Victoria's trial allowing culled kangaroos to be used for pet food will be widened.
More than 23,900 kangaroo carcasses have been processed for pet food under the trial so far, which started in 2014. The government recently decided to extend the trial for another two years.
The trial is now under way in 12 council areas, but councillors and farmers from other regions have urged the government to do more to address kangaroo numbers, citing the negative impact they are having on farms and the dangers they pose to motorists.
It is now likely to be extended to include Bendigo and the Glenelg Shire, where it is believed that kangaroo populations have increased.
Some country councillors have also urged the government to allow culled kangaroos to be used for human consumption. Neville Goulding, a Gannawarra councillor, said the trial was "a good start", but added: "They're a valuable protein source and I would hope eventually, that instead of just putting them in pet food, that we'd be able to use them for human consumption. New South Wales already does that."
Meanwhile, new figures from the City of Greater Bendigo indicate that hundreds of kangaroos are killed each year in that municipality after being struck by cars.
In the past month alone 86 kangaroo carcasses were removed from roads in the Heathcote area, and about 60 from the Bendigo area by the council. Over the course of a year the council estimates it removes about 900 carcasses from roads across the municipality.
But these figures represent just some of the deaths, because they do not include kangaroos killed on VicRoads' roads in the municipality where the speed limit is more than 80 km/h.
Bendigo councillor James Williams said he wanted Bendigo to be included in the pet food trial. Kangaroo numbers had become "a real problem" in the municipality, were regularly involved in car accidents and had a significant impact on farms.
"We've actually seen them right in the CBD. And on a regular basis they come in around the city," he said.
"They are a major hazard (on the roads) and they're a major concern. We spend a lot of time picking up dead kangaroos."
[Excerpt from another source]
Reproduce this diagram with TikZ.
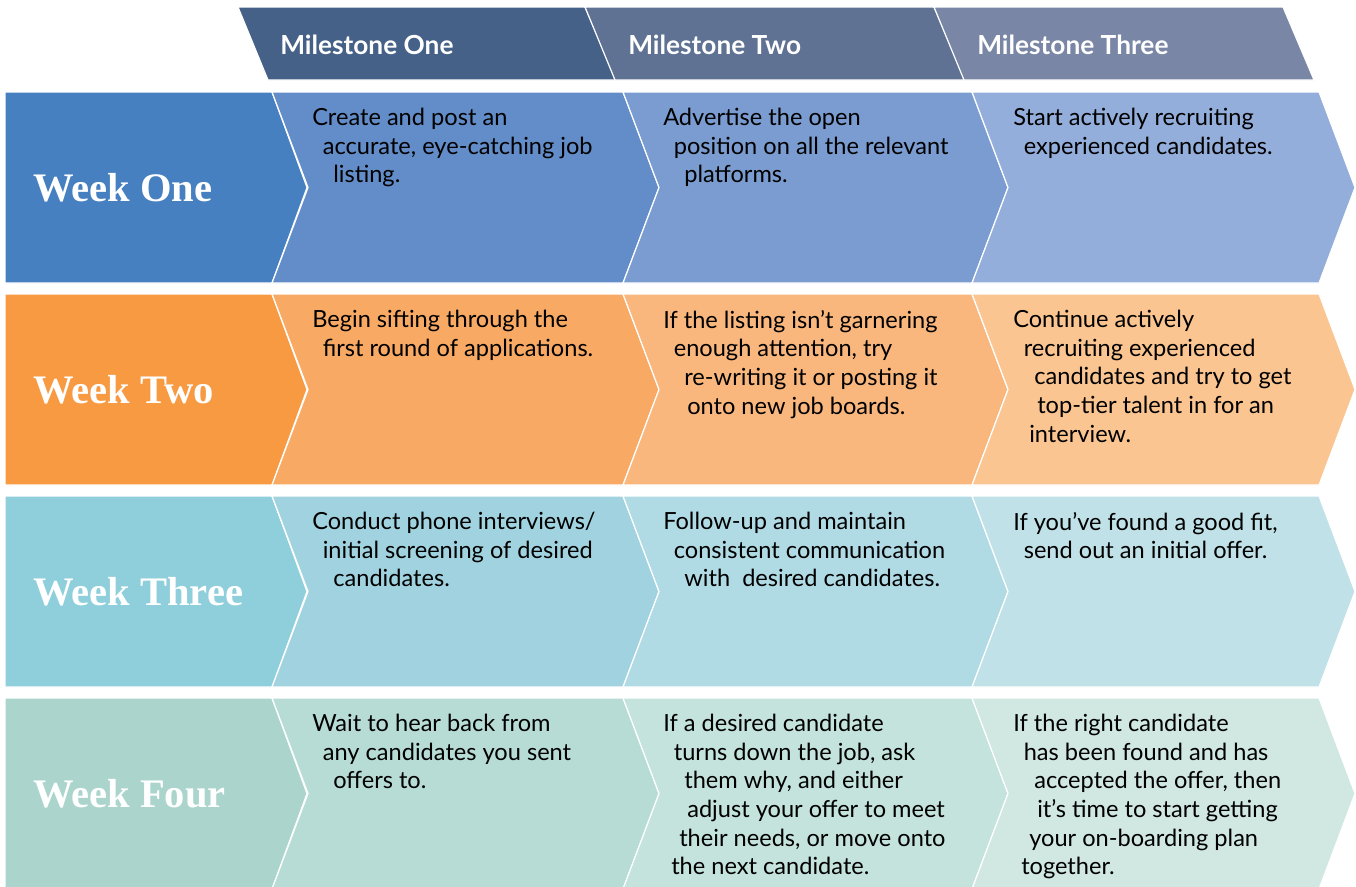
\documentclass[tikz,border=0pt]{standalone}
\usepackage{fontspec}
\setmainfont{Lato}
\newfontfamily\weekfont{Liberation Serif}
\usetikzlibrary{positioning}

% milestone header colours
\definecolor{ms1}{HTML}{456187}
\definecolor{ms2}{HTML}{5F7293}
\definecolor{ms3}{HTML}{7986A5}
% week rows: label, then the three milestone cells
\definecolor{wk1}{HTML}{4680C0}
\definecolor{wk11}{HTML}{638DC8}
\definecolor{wk12}{HTML}{7A9CD0}
\definecolor{wk13}{HTML}{94AEDB}
\definecolor{wk2}{HTML}{F79A42}
\definecolor{wk21}{HTML}{F8A964}
\definecolor{wk22}{HTML}{F9B77E}
\definecolor{wk23}{HTML}{FAC590}
\definecolor{wk3}{HTML}{8FCEDB}
\definecolor{wk31}{HTML}{A0D3DF}
\definecolor{wk32}{HTML}{B0DAE4}
\definecolor{wk33}{HTML}{C0E1E7}
\definecolor{wk4}{HTML}{ABD5CC}
\definecolor{wk41}{HTML}{B7DCD5}
\definecolor{wk42}{HTML}{C4E3DD}
\definecolor{wk43}{HTML}{D0E7E2}

\newcommand{\ind}[1]{\hspace*{#1pt}}

\begin{document}
\begin{tikzpicture}[
  x=0.75pt,y=-0.75pt,
  cell/.style={draw=white,line width=0.9pt},
  week/.style={anchor=west,inner sep=0pt,text=white,
    font=\weekfont\bfseries\fontsize{30.4}{36}\selectfont},
  mile/.style={anchor=west,inner sep=0pt,text=white,
    font=\bfseries\fontsize{19.7}{24}\selectfont},
  body/.style={anchor=north west,align=left,inner sep=0pt,
    font=\fontsize{17.7}{21.5}\selectfont,execute at begin node=\strut},
]
\useasboundingbox (0,0) rectangle (1356,886);
\clip (0,0) rectangle (1356,886);

% header bands
\foreach \i/\a/\b in {1/238/585,2/585/934,3/934/1283} {
  \draw[cell,fill=ms\i] (\a,7) -- (\b,7) -- (\b+31,80) -- (\a+30,80) -- cycle;
}
\node[mile] (m1) at (280,45) {Milestone One};
\node[mile] (m2) at (628,45) {Milestone Two};
\node[mile] (m3) at (977,45) {Milestone Three};

% rows of chevrons
\foreach \r/\t in {1/92,2/294,3/496,4/698} {
  \draw[cell,fill=wk\r] (5,\t) -- (272,\t) -- (307,\t+95.5) -- (272,\t+191)
    -- (5,\t+191) -- cycle;
  \foreach \c/\l/\rr in {1/272/623,2/623/972,3/972/1319} {
    \draw[cell,fill=wk\r\c] (\l,\t) -- (\rr,\t) -- (\rr+36,\t+95.5)
      -- (\rr,\t+191) -- (\l,\t+191) -- (\l+36,\t+95.5) -- cycle;
  }
}

\node[week] (w1) at (33,188) {Week One};
\node[week] (w2) at (33,390) {Week Two};
\node[week] (w3) at (33,592) {Week Three};
\node[week] (w4) at (33,794) {Week Four};

% week one
\node[body] (t11) at (312,108) {Create and post an\\
  \ind{7.9}accurate, eye-catching job\\ \ind{15.8}listing.};
\node[body] (t12) at (663,108) {Advertise the open\\
  \ind{7.9}position on all the relevant\\ \ind{15.8}platforms.};
\node[body] (t13) at (1013,108) {Start actively recruiting\\
  \ind{7.9}experienced candidates.};

% week two
\node[body] (t21) at (312,310) {Begin sifting through the\\
  \ind{7.9}first round of applications.};
\node[body] (t22) at (663,310) {If the listing isn't garnering\\
  \ind{7.9}enough attention, try\\ \ind{15.8}re-writing it or posting it\\
  \ind{18}onto new job boards.};
\node[body] (t23) at (1013,310) {Continue actively\\
  \ind{7.9}recruiting experienced\\ \ind{15.8}candidates and try to get\\
  \ind{18}top-tier talent in for an\\ \ind{12}interview.};

% week three
\node[body] (t31) at (312,512) {Conduct phone interviews/\\
  \ind{7.9}initial screening of desired\\ \ind{15.8}candidates.};
\node[body] (t32) at (663,512) {Follow-up and maintain\\
  \ind{7.9}consistent communication\\ \ind{15.8}with~ desired candidates.};
\node[body] (t33) at (1013,512) {If you've found a good fit,\\
  \ind{7.9}send out an initial offer.};

% week four
\node[body] (t41) at (312,714) {Wait to hear back from\\
  \ind{7.9}any candidates you sent\\ \ind{15.8}offers to.};
\node[body] (t42) at (663,714) {If a desired candidate\\
  \ind{7.9}turns down the job, ask\\ \ind{15.8}them why, and either\\
  \ind{18}adjust your offer to meet\\ \ind{12}their needs, or move onto\\
  \ind{6}the next candidate.};
\node[body] (t43) at (1013,714) {If the right candidate\\
  \ind{7.9}has been found and has\\ \ind{15.8}accepted the offer, then\\
  \ind{18}it's time to start getting\\ \ind{12}your on-boarding plan\\
  \ind{6}together.};

\end{tikzpicture}
\end{document}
Environment Minister Lisa Neville said there was "no doubt" that kangaroos were posing "a real problem" in a number of Victorian communities. The trial was operating humanely under "very very strict conditions" and standards.
She said the trial had not led to more kangaroos being destroyed.
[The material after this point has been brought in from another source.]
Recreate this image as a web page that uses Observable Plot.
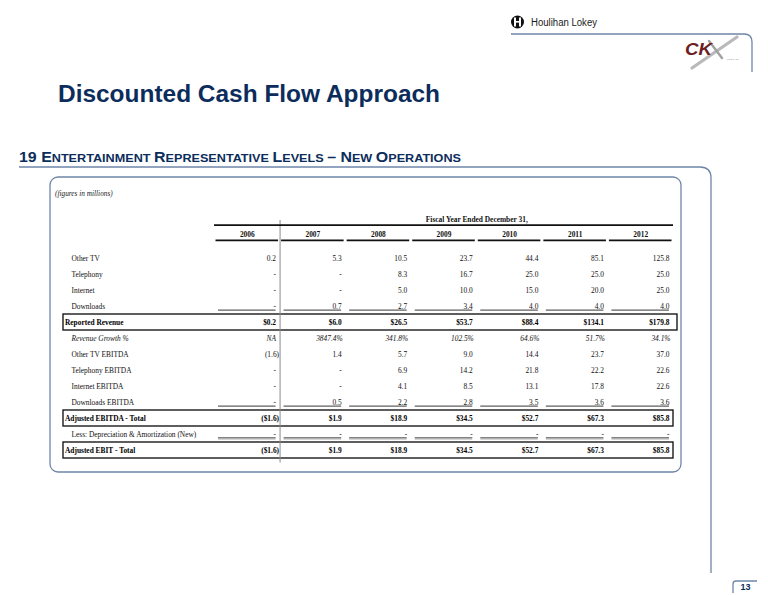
<!DOCTYPE html>
<html><head><meta charset="utf-8">
<script src="https://cdn.jsdelivr.net/npm/d3@7"></script>
<script src="https://cdn.jsdelivr.net/npm/@observablehq/plot@0.6"></script>
<style>
html,body{margin:0;padding:0;background:#fff;overflow:hidden}
#page{position:relative;width:768px;height:595px}
#page svg{position:absolute;left:0;top:0}
</style></head><body><div id="page"></div>
<script>
// ---- data ----
const years = ["2006","2007","2008","2009","2010","2011","2012"];
const fiscalHeader = "Fiscal Year Ended December 31,";
const otherTV          = [0.2, 5.3, 10.5, 23.7, 44.4, 85.1, 125.8];
const telephony        = [0, 0, 8.3, 16.7, 25.0, 25.0, 25.0];
const internet         = [0, 0, 5.0, 10.0, 15.0, 20.0, 25.0];
const downloads        = [0, 0.7, 2.7, 3.4, 4.0, 4.0, 4.0];
const reportedRevenue  = [0.2, 6.0, 26.5, 53.7, 88.4, 134.1, 179.8];
const revenueGrowth    = [null, 3847.4, 341.8, 102.5, 64.6, 51.7, 34.1];
const otherTVEBITDA    = [-1.6, 1.4, 5.7, 9.0, 14.4, 23.7, 37.0];
const telephonyEBITDA  = [0, 0, 6.9, 14.2, 21.8, 22.2, 22.6];
const internetEBITDA   = [0, 0, 4.1, 8.5, 13.1, 17.8, 22.6];
const downloadsEBITDA  = [0, 0.5, 2.2, 2.8, 3.5, 3.6, 3.6];
const adjustedEBITDA   = [-1.6, 1.9, 18.9, 34.5, 52.7, 67.3, 85.8];
const lessDA           = [0, 0, 0, 0, 0, 0, 0];
const adjustedEBIT     = [-1.6, 1.9, 18.9, 34.5, 52.7, 67.3, 85.8];

const rows = [
  {label: "Other TV", values: otherTV, kind: "plain"},
  {label: "Telephony", values: telephony, kind: "plain"},
  {label: "Internet", values: internet, kind: "plain"},
  {label: "Downloads", values: downloads, kind: "plain", underline: "single"},
  {label: "Reported Revenue", values: reportedRevenue, kind: "total", dollar: true},
  {label: "Revenue Growth %", values: revenueGrowth, kind: "pct"},
  {label: "Other TV EBITDA", values: otherTVEBITDA, kind: "plain"},
  {label: "Telephony EBITDA", values: telephonyEBITDA, kind: "plain"},
  {label: "Internet EBITDA", values: internetEBITDA, kind: "plain"},
  {label: "Downloads EBITDA", values: downloadsEBITDA, kind: "plain", underline: "single"},
  {label: "Adjusted EBITDA - Total", values: adjustedEBITDA, kind: "total", dollar: true},
  {label: "Less: Depreciation & Amortization (New)", values: lessDA, kind: "plain", underline: "double"},
  {label: "Adjusted EBIT - Total", values: adjustedEBIT, kind: "total", dollar: true}
];
const rowLabels = rows.map(r => r.label);

function fmt(v, r) {
  if (v == null) return {text: "NA", hang: "none"};
  if (r.kind === "pct") return {text: v.toFixed(1) + "%", hang: "pct"};
  if (v === 0) return {text: "-", hang: "none"};
  const s = (r.dollar ? "$" : "") + Math.abs(v).toFixed(1);
  return v < 0 ? {text: "(" + s + ")", hang: "paren"} : {text: s, hang: "none"};
}
const cells = rows.flatMap(r => r.values.map((v, i) => ({row: r.label, col: i, kind: r.kind, underline: r.underline, ...fmt(v, r)})));

// ---- table ----
const FONT = "'Liberation Serif', 'Times New Roman', serif";
const FS = 7.4;
function valueMarks(cs, style) {
  return [["none", -4], ["pct", -3], ["paren", -1]].map(([h, dx]) =>
    Plot.text(cs.filter(c => c.hang === h), {x: c => c.col + 1, y: "row", text: "text", textAnchor: "end", dx, fill: "#111", fontSize: FS, ...style}));
}
const first = () => rowLabels[0];

const plot = Plot.plot({
  width: 768, height: 595,
  marginLeft: 214, marginRight: 95, marginTop: 245, marginBottom: 132.5,
  x: {type: "linear", domain: [0, years.length], axis: null},
  y: {type: "band", domain: rowLabels, padding: 0, axis: null},
  style: {background: "transparent", fontFamily: FONT, fontSize: FS + "px"},
  marks: [
    // boxed total rows
    Plot.barX(rows.filter(r => r.label === "Reported Revenue"), {x1: () => 0, x2: () => years.length, y: "label", fill: "none", stroke: "#1a1a1a", strokeWidth: 1.4, insetLeft: -151, insetRight: -4}),
    Plot.barX(rows.filter(r => r.kind === "total" && r.label !== "Reported Revenue"), {x1: () => 0, x2: () => years.length, y: "label", fill: "none", stroke: "#1a1a1a", strokeWidth: 1.4, insetLeft: -151}),
    // actual / projected separator
    Plot.ruleX([1], {stroke: "#8a8a8a", strokeWidth: 1, insetTop: -25}),
    // fiscal year header + rule
    Plot.text([fiscalHeader], {x: () => (1 + years.length) / 2, text: d => d, frameAnchor: "top", dy: -29, fontWeight: "bold", fill: "#111", fontSize: FS}),
    Plot.ruleY([fiscalHeader], {y: first, x1: () => 0, x2: () => years.length, dy: -33.4, stroke: "#111", strokeWidth: 1.8}),
    // year headers + underline segments
    Plot.text(years, {x: (d, i) => i + 0.5, text: d => d, frameAnchor: "top", dy: -14, fontWeight: "bold", fill: "#111", fontSize: FS}),
    Plot.ruleY(years, {y: first, x1: (d, i) => i, x2: (d, i) => i + 1, dy: -18.1, insetLeft: 1.5, insetRight: 1.5, stroke: "#111", strokeWidth: 1.8}),
    // cell underlines
    Plot.ruleY(cells.filter(c => c.underline === "single"), {y: "row", x1: "col", x2: c => c.col + 1, dy: 3.6, insetLeft: 4, insetRight: 4, stroke: "#222", strokeWidth: 0.9}),
    Plot.ruleY(cells.filter(c => c.underline === "double"), {y: "row", x1: "col", x2: c => c.col + 1, dy: 3.2, insetLeft: 4, insetRight: 4, stroke: "#555", strokeWidth: 0.9}),
    Plot.ruleY(cells.filter(c => c.underline === "double"), {y: "row", x1: "col", x2: c => c.col + 1, dy: 4.4, insetLeft: 4, insetRight: 4, stroke: "#888", strokeWidth: 0.9}),
    // row labels
    Plot.text(rows.filter(r => r.kind === "plain"), {y: "label", text: "label", frameAnchor: "left", textAnchor: "start", dx: -143, fill: "#111", fontSize: FS}),
    Plot.text(rows.filter(r => r.kind === "pct"), {y: "label", text: "label", frameAnchor: "left", textAnchor: "start", dx: -143, fill: "#111", fontSize: FS, fontStyle: "italic"}),
    Plot.text(rows.filter(r => r.kind === "total"), {y: "label", text: "label", frameAnchor: "left", textAnchor: "start", dx: -149.5, fill: "#000", fontSize: FS, fontWeight: "bold"}),
    // values
    ...valueMarks(cells.filter(c => c.kind === "plain"), {}),
    ...valueMarks(cells.filter(c => c.kind === "pct"), {fontStyle: "italic"}),
    ...valueMarks(cells.filter(c => c.kind === "total"), {fontWeight: "bold", fill: "#000"})
  ]
});
document.getElementById("page").appendChild(plot);

// ---- page chrome ----
const blue = "#6f86a8", navy = "#0c2d5c";
const chrome = d3.select("#page").append("svg").attr("width", 768).attr("height", 595).style("pointer-events", "none");
const line = d => chrome.append("path").attr("d", d).attr("fill", "none").attr("stroke", blue).attr("stroke-width", 1.3);
line("M511,34 H744 Q752,34 752,42 V72");
line("M19,167 H700 Q711,167 711,178 V573");
line("M733,593 V584 Q733,581 736,581 H757");
chrome.append("rect").attr("x", 50).attr("y", 177).attr("width", 631).attr("height", 295).attr("rx", 8)
  .attr("fill", "none").attr("stroke", blue).attr("stroke-width", 1.3);

// Houlihan Lokey logo
chrome.append("circle").attr("cx", 517.5).attr("cy", 22).attr("r", 6.5).attr("fill", "#111");
chrome.append("rect").attr("x", 514).attr("y", 17.5).attr("width", 2).attr("height", 9).attr("fill", "#fff");
chrome.append("rect").attr("x", 519).attr("y", 17.5).attr("width", 2).attr("height", 9).attr("fill", "#fff");
chrome.append("rect").attr("x", 515).attr("y", 21).attr("width", 5).attr("height", 1.6).attr("fill", "#fff");
chrome.append("text").attr("x", 531).attr("y", 25.5).attr("font-family", "'Liberation Sans', Arial, sans-serif")
  .attr("font-size", 10).attr("fill", "#1a1a1a").attr("textLength", 66).attr("lengthAdjust", "spacingAndGlyphs").text("Houlihan Lokey");

// CKX logo
chrome.append("path").attr("d", "M692,68 L737,37").attr("stroke", "#b9b9b9").attr("stroke-width", 3.2).attr("stroke-linecap", "round");
chrome.append("path").attr("d", "M709,41 L722,58").attr("stroke", "#a0a0a0").attr("stroke-width", 2.4).attr("stroke-linecap", "round");
chrome.append("text").attr("x", 685).attr("y", 55).attr("font-family", "'Liberation Sans', Arial, sans-serif")
  .attr("font-size", 17).attr("font-weight", "bold").attr("font-style", "italic").attr("fill", "#6b1d22")
  .attr("textLength", 27).attr("lengthAdjust", "spacingAndGlyphs").text("CK");
chrome.append("text").attr("x", 727).attr("y", 60).attr("font-family", "'Liberation Sans', Arial, sans-serif")
  .attr("font-size", 2.5).attr("fill", "#888").text("Media, Inc.");

// Title
chrome.append("text").attr("x", 58).attr("y", 101.5).attr("font-family", "'Liberation Sans', Arial, sans-serif")
  .attr("font-size", 23).attr("font-weight", "bold").attr("fill", navy)
  .attr("textLength", 382).attr("lengthAdjust", "spacingAndGlyphs").text("Discounted Cash Flow Approach");

// Section heading (small caps)
const heading = [["19 ", 1], ["E", 1], ["NTERTAINMENT ", 0], ["R", 1], ["EPRESENTATIVE ", 0], ["L", 1], ["EVELS ", 0], ["– ", 1], ["N", 1], ["EW ", 0], ["O", 1], ["PERATIONS", 0]];
const ht = chrome.append("text").attr("x", 19).attr("y", 162).attr("font-family", "'Liberation Sans', Arial, sans-serif")
  .attr("font-weight", "bold").attr("fill", navy).attr("textLength", 442).attr("lengthAdjust", "spacingAndGlyphs");
heading.forEach(([t, big]) => ht.append("tspan").attr("font-size", big ? 14.5 : 11.5).text(t));

// figures note and page number
chrome.append("text").attr("x", 55).attr("y", 195.5).attr("font-family", FONT).attr("font-size", 7.3)
  .attr("font-style", "italic").attr("fill", "#222").text("(figures in millions)");
chrome.append("text").attr("x", 745.5).attr("y", 589.5).attr("text-anchor", "middle").attr("font-family", "'Liberation Sans', Arial, sans-serif")
  .attr("font-size", 9).attr("font-weight", "bold").attr("fill", navy).text("13");
</script></body></html>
"This doesn't result in more kangaroos being culled, what it does is result in better management of the carcasses to reduce that waste and vermin," she said.
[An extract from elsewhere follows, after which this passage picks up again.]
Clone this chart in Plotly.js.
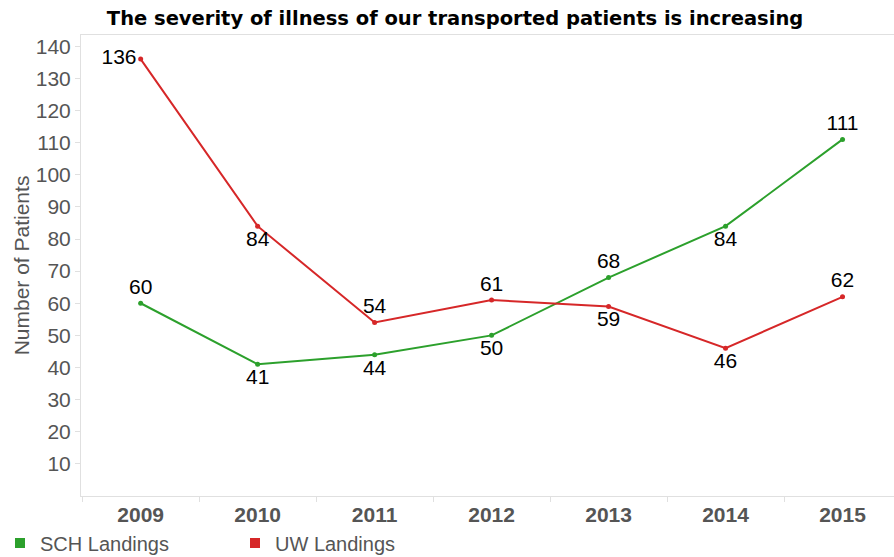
<!DOCTYPE html>
<html><head><meta charset="utf-8">
<script src="https://cdn.plot.ly/plotly-3.0.1.min.js"></script>
<style>html,body{margin:0;padding:0;background:#fff}#c{width:894px;height:557px}</style>
</head><body><div id="c"></div>
<script>
const years = ["2009","2010","2011","2012","2013","2014","2015"];
const schLandings = [60, 41, 44, 50, 68, 84, 111];
const uwLandings = [136, 84, 54, 61, 59, 46, 62];
const schPos = ["top center","bottom center","bottom center","bottom center","top center","bottom center","top center"];
const uwPos = ["middle left","bottom center","top center","top center","bottom center","bottom center","top center"];
const yTicks = [10,20,30,40,50,60,70,80,90,100,110,120,130,140];
const green = "#2ca02c", red = "#d62728";
const lblFont = {family:"Liberation Sans, Arial, sans-serif", size:21, color:"#000"};
const traces = [
  {x: years, y: schLandings, mode:"lines+markers+text", text: schLandings.map(String), textposition: schPos,
   textfont: lblFont, line:{color:green, width:2}, marker:{color:green, size:5}, showlegend:false, cliponaxis:false},
  {x: years, y: uwLandings, mode:"lines+markers+text", text: uwLandings.map(String), textposition: uwPos,
   textfont: lblFont, line:{color:red, width:2}, marker:{color:red, size:5}, showlegend:false, cliponaxis:false},
  {x:[null], y:[null], mode:"markers", name:"SCH Landings", marker:{symbol:"square", color:green, size:10}},
  {x:[null], y:[null], mode:"markers", name:"UW Landings", marker:{symbol:"square", color:red, size:10}}
];
const layout = {
  width:894, height:557,
  margin:{l:81, r:0, t:35, b:61, autoexpand:false},
  paper_bgcolor:"#fff", plot_bgcolor:"#fff",
  title:{text:"<b>The severity of illness of our transported patients is increasing</b>",
    font:{family:"DejaVu Sans, sans-serif", size:19.5, color:"#000"},
    xref:"container", x:0.509, xanchor:"center", yref:"container", y:0.968, yanchor:"middle"},
  xaxis:{type:"category", range:[-0.51, 6.44], showgrid:false, zeroline:false,
    showline:true, linecolor:"#e0e0e0", linewidth:1, mirror:true,
    ticks:"outside", tickson:"boundaries", ticklen:5, tickcolor:"#e0e0e0",
    tickfont:{family:"Liberation Sans, Arial, sans-serif", size:21, color:"#555", weight:"bold"}},
  yaxis:{range:[0, 143.5], tickvals:yTicks, showgrid:false, zeroline:false,
    showline:true, linecolor:"#e0e0e0", linewidth:1,
    ticks:"outside", ticklen:5, tickcolor:"#e0e0e0",
    tickfont:{family:"Liberation Sans, Arial, sans-serif", size:21, color:"#555"},
    title:{text:"Number of Patients", font:{family:"Liberation Sans, Arial, sans-serif", size:21, color:"#555"}, standoff:0}},
  legend:{orientation:"h", xref:"container", x:0.0, xanchor:"left", yref:"container", y:0.025, yanchor:"middle",
    font:{family:"Liberation Sans, Arial, sans-serif", size:20, color:"#555"},
    itemwidth:30, tracegroupgap:0, entrywidth:190},
  showlegend:true
};
Plotly.newPlot("c", traces, layout, {displayModeBar:false, staticPlot:true});
</script></body></html>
Last year, about 135,000 kangaroos were destroyed under a permit system that allowed farmers to control kangaroos. Ms Neville said about 21,000 of those were included in the pet food trial.
Brendan Roughead, the environment department's regional director for the Grampians Region, said the trial had been a success. "The goal of the trial was to minimise waste and that's certainly happening. And it's had added benefits in terms of generating regional jobs," he said.
Most of the kangaroos shot in the trial were on "large commercial farming properties where they have significant kangaroo issues, and generally abutting significant tracts of public land."